During our first adoption experience, I kept a detailed blog. I was honest and raw with my emotions, and was set on making sure I documented the realities of it all. Sometimes I go back and read through those crazy-emotional days and remember what it was like: the waiting, the worry, the financing, the hopefulness, and the thousands upon thousands of tears. Though I am thankful to have kept those memories, I also find myself cringing at certain things.
I was a newbie. I was uneducated on adoption and was doing my best with what I knew. But, looking back, there are so many things I didn’t know that I wish I had. They say that hindsight is 20/20, and that is especially true in adoption. I asked a group of adoptive mothers what they wished they had known before they adopted, and these are the responses they gave.
1. I wish I had known proper adoption terminology.
That was the most common answer. Most of us come into the adoption world having gained our “adoption knowledge” from the media. While things are slowly changing for the better, terms such as “gave up” are used in almost every adoption dialogue.
Everyone has heard the sentence, “She gave up her baby for adoption,” right? But in the adoption world, that phrase negates all that a birth mother experiences in making an adoption plan for her child. She did not “give up” her child. In most circumstances, she cried and prayed and thought long and hard about her decision. None of those things go along with just “giving up.” No. Instead she “placed” her child into a loving home. She made an adoption plan for her child.
Other terms that are important to understand are: expectant mother vs. birth mother. A woman does not become a birth mother until she has actually given birth and placed her child for adoption. Until that point, she is an expectant mother who is considering an adoption plan. Referring to a woman as a birth mother before she has given birth carries a sense of entitlement and coercion. She has the right to change her mind up until she signs the adoption paperwork, and until that takes place, she is not a birth mother.
2. I wish I had known how much I would love my child’s birth mother.
This was also a common answer. When hopeful adoptive parents are deciding which type of adoption feels right to them, open adoption can seem frightening. Professionals are singing the praises of open adoption relationships, but most people feel very unsure about it. I wish I had known that I didn’t need to be afraid. Once I started to get to know my son’s birth mother, I couldn’t help but to love her. I felt her struggles and her heartaches and when all was said and done, I couldn’t imagine not having her as part of our lives.
3. I wish I had anticipated the guilt I would feel at placement.
What? Guilt? Placement is exciting, isn’t it? It’s the culmination of everything you have been dreaming and working towards. But many adoptive mothers don’t realize that they will watch as another mother’s heart breaks for her child—a child that you will be walking away with. Placement is a moment of extreme emotions, both positive and negative. You feel joy at finally being placed with a child, and utter despair for the woman who is walking away empty-handed.
4. I wish I had known that many times, adoption plans fall through.

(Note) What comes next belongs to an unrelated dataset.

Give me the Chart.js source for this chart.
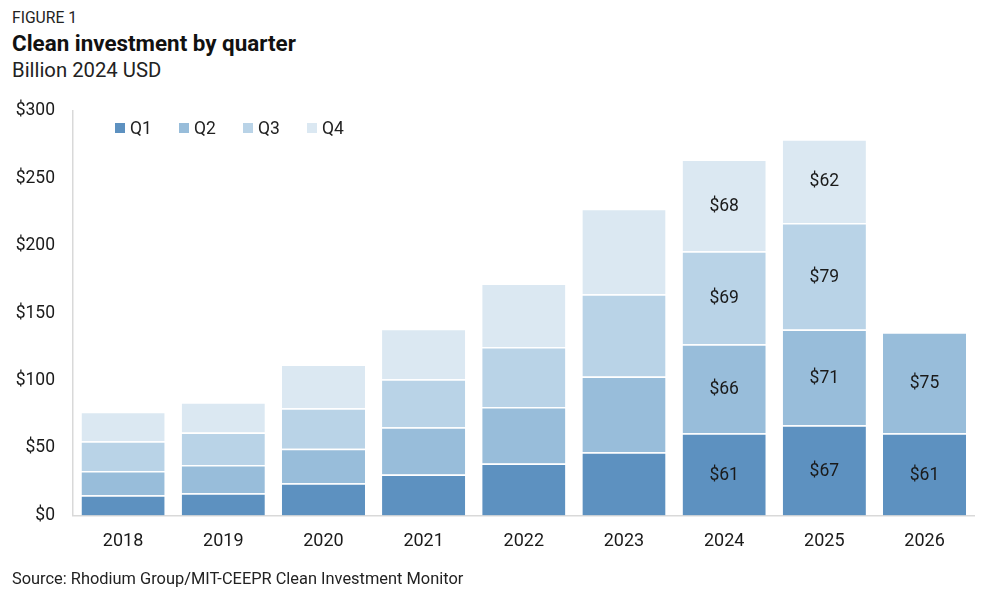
<!DOCTYPE html>
<html>
<head>
<meta charset="utf-8">
<script src="https://cdn.jsdelivr.net/npm/chart.js@4"></script>
<style>
  html, body { margin:0; padding:0; background:#fff; width:1000px; height:603px; overflow:hidden; font-family: Roboto, "Noto Sans", sans-serif; color:#1a1a1a; }
  .t { position:absolute; left:12px; white-space:nowrap; }
  #wrap { position:absolute; left:0; top:0; width:1000px; height:603px; }
  #legend { position:absolute; top:118px; left:115px; display:flex; font-size:17.5px; color:#222; }
  .li { display:flex; align-items:center; width:64px; }
  .sw { width:10px; height:10px; margin-right:5px; }
</style>
</head>
<body>
<div class="t" style="top:8px;font-size:15.7px;color:#222;">FIGURE 1</div>
<div class="t" style="top:30px;font-size:22.4px;font-weight:700;color:#111;">Clean investment by quarter</div>
<div class="t" style="top:58px;font-size:20.3px;color:#222;">Billion 2024 USD</div>
<div id="wrap"><canvas id="c" width="1000" height="603"></canvas></div>
<div id="legend"></div>
<div class="t" style="top:569px;font-size:16.4px;color:#222;">Source: Rhodium Group/MIT-CEEPR Clean Investment Monitor</div>
<script>
const categories = ["2018","2019","2020","2021","2022","2023","2024","2025","2026"];
const seriesNames = ["Q1","Q2","Q3","Q4"];
const q1 = [15, 16.5, 24, 30.5, 38.5, 47, 61, 67, 61];
const q2 = [18, 21, 25.5, 35, 42, 56, 66, 71, 75];
const q3 = [22, 24, 30, 35.5, 44.5, 61, 69, 79, null];
const q4 = [22, 22.5, 32.5, 37.5, 47, 63.5, 68, 62, null];
const labeledCategories = ["2024","2025","2026"];
const yTicks = [0, 50, 100, 150, 200, 250, 300];
const colors = ["#5d91c0", "#98bdda", "#b9d3e7", "#dbe8f2"];

const seriesValues = [q1, q2, q3, q4];

const legend = document.getElementById('legend');
seriesNames.forEach((n, i) => {
  const d = document.createElement('div'); d.className = 'li';
  d.innerHTML = '<span class="sw" style="background:' + colors[i] + '"></span>' + n;
  legend.appendChild(d);
});

const labelPlugin = {
  id: 'segLabels',
  afterDatasetsDraw(chart) {
    const ctx = chart.ctx;
    ctx.save();
    ctx.font = '17.5px Roboto, "Noto Sans", sans-serif';
    ctx.fillStyle = '#1a1a1a';
    ctx.textAlign = 'center';
    ctx.textBaseline = 'middle';
    chart.data.datasets.forEach((ds, di) => {
      const meta = chart.getDatasetMeta(di);
      meta.data.forEach((el, i) => {
        const v = ds.data[i];
        if (v == null || !labeledCategories.includes(categories[i])) return;
        ctx.fillText('$' + Math.round(v), el.x, (el.y + el.base) / 2 + 1);
      });
    });
    ctx.restore();
  }
};

new Chart(document.getElementById('c'), {
  type: 'bar',
  data: {
    labels: categories,
    datasets: seriesNames.map((n, i) => ({
      label: n,
      data: seriesValues[i],
      backgroundColor: colors[i],
      borderColor: '#ffffff',
      borderWidth: { top: 1.5, bottom: 0, left: 0, right: 0 },
      borderSkipped: 'start',
      categoryPercentage: 1,
      barPercentage: 0.83
    }))
  },
  options: {
    responsive: false,
    animation: false,
    devicePixelRatio: 1,
    layout: { padding: { top: 111, right: 25.4, bottom: 37.5, left: 0 } },
    plugins: { legend: { display: false }, tooltip: { enabled: false } },
    scales: {
      x: {
        stacked: true,
        grid: { display: false, drawTicks: false },
        border: { display: true, color: '#d9d9d9', width: 1.5 },
        ticks: { padding: 15, color: '#1a1a1a', font: { family: 'Roboto', size: 18 } },
        afterFit(s) { s.height = 50; }
      },
      y: {
        stacked: true,
        min: 0, max: 300,
        afterBuildTicks(s) { s.ticks = yTicks.map(v => ({ value: v })); },
        grid: { display: false, drawTicks: false },
        border: { display: true, color: '#d9d9d9', width: 1.5 },
        ticks: { padding: 18, color: '#1a1a1a', font: { family: 'Roboto', size: 17.5 }, callback: v => '$' + v },
        afterFit(s) { s.width = 73; }
      }
    }
  },
  plugins: [labelPlugin]
});
</script>
</body>
</html>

Sure, I had heard lots of stories of failed adoptions. But I didn’t think it would actually happen to us. And then it did. Twice. The first time we experienced a failed adoption, I was shocked. I hadn’t prepared myself for that reality. The second time, I went into the relationship with the expectant mother knowing that adoptions fail all the time. When our second adoption failed, it still hurt immensely, but I had prepared myself for the possibility and was ready when it came. It’s important to go into adoption knowing that expectant parents have every right to change their minds, and that it can and does happen on a regular basis.
5. I wish I had found an adoption community to offer support.
Our first time around, it was all me. I didn’t have many experienced people to turn to when I had questions or needed support. Since that time, I have found a wonderful online community as well as a fantastic local support group. Developing these relationships has been invaluable. These people have been there (wherever there is for you). They are hopeful adoptive parents and parents who have already adopted. Some are adoptive parents with new babies, while others have been in the world of adoption for many years. They are a treasure trove of information, knowledge, love, and support. You don’t have to feel alone in this process. Check with your local adoption service provider for support group referrals. There are also many adoption-focused groups on social media. Look them up and find the one that is right for you.
No one expects you to know it all from the start. Someday you will be on the other side of things and you’ll look back and be amazed at everything you have learned as you moved through the process.
As an adoptive parent, what would you add to this list?